Evaporation from nanopores plays an important role in various natural and industrial processes that require efficient heat and mass transfer. The ultimate performance of nanopore-evaporation-based processes is dictated by evaporation kinetics at the liquid–vapor interface, which has yet to be experimentally studied down to the single nanopore level. Here we report unambiguous measurements of kinetically limited intense evaporation from individual hydrophilic nanopores with both hydrophilic and hydrophobic top outer surfaces at 22 °C using nanochannel-connected nanopore devices. Our results show that the evaporation fluxes of nanopores with hydrophilic outer surfaces show a strong diameter dependence with an exponent of nearly −1.5, reaching up to 11-fold of the maximum theoretical predication provided by the classical Hertz–Knudsen relation at a pore diameter of 27 nm. Differently, the evaporation fluxes of nanopores with hydrophobic outer surfaces show a different diameter dependence with an exponent of −0.66, achieving 66% of the maximum theoretical predication at a pore diameter of 28 nm. We discover that the ultrafast diameter-dependent evaporation from nanopores with hydrophilic outer surfaces mainly stems from evaporating water thin films outside of the nanopores.

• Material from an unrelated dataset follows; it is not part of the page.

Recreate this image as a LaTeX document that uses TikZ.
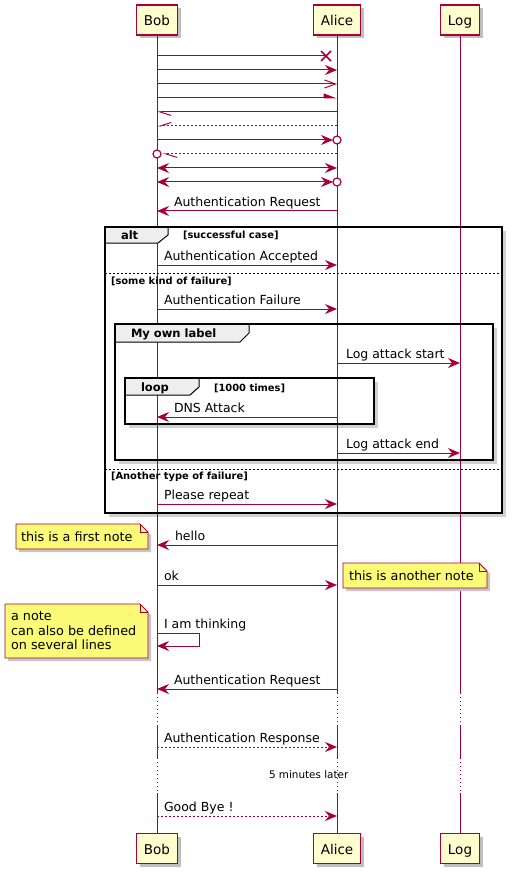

In contrast, the diameter-dependent evaporation from nanopores with hydrophobic outer surfaces is governed by evaporation kinetics inside the nanopores, which indicates that the evaporation coefficient varies in different nanoscale confinements, possibly due to surface-charge-induced concentration changes of hydronium ions. This study enhances our understanding of evaporation at the nanoscale and demonstrates great potential of evaporation from nanopores.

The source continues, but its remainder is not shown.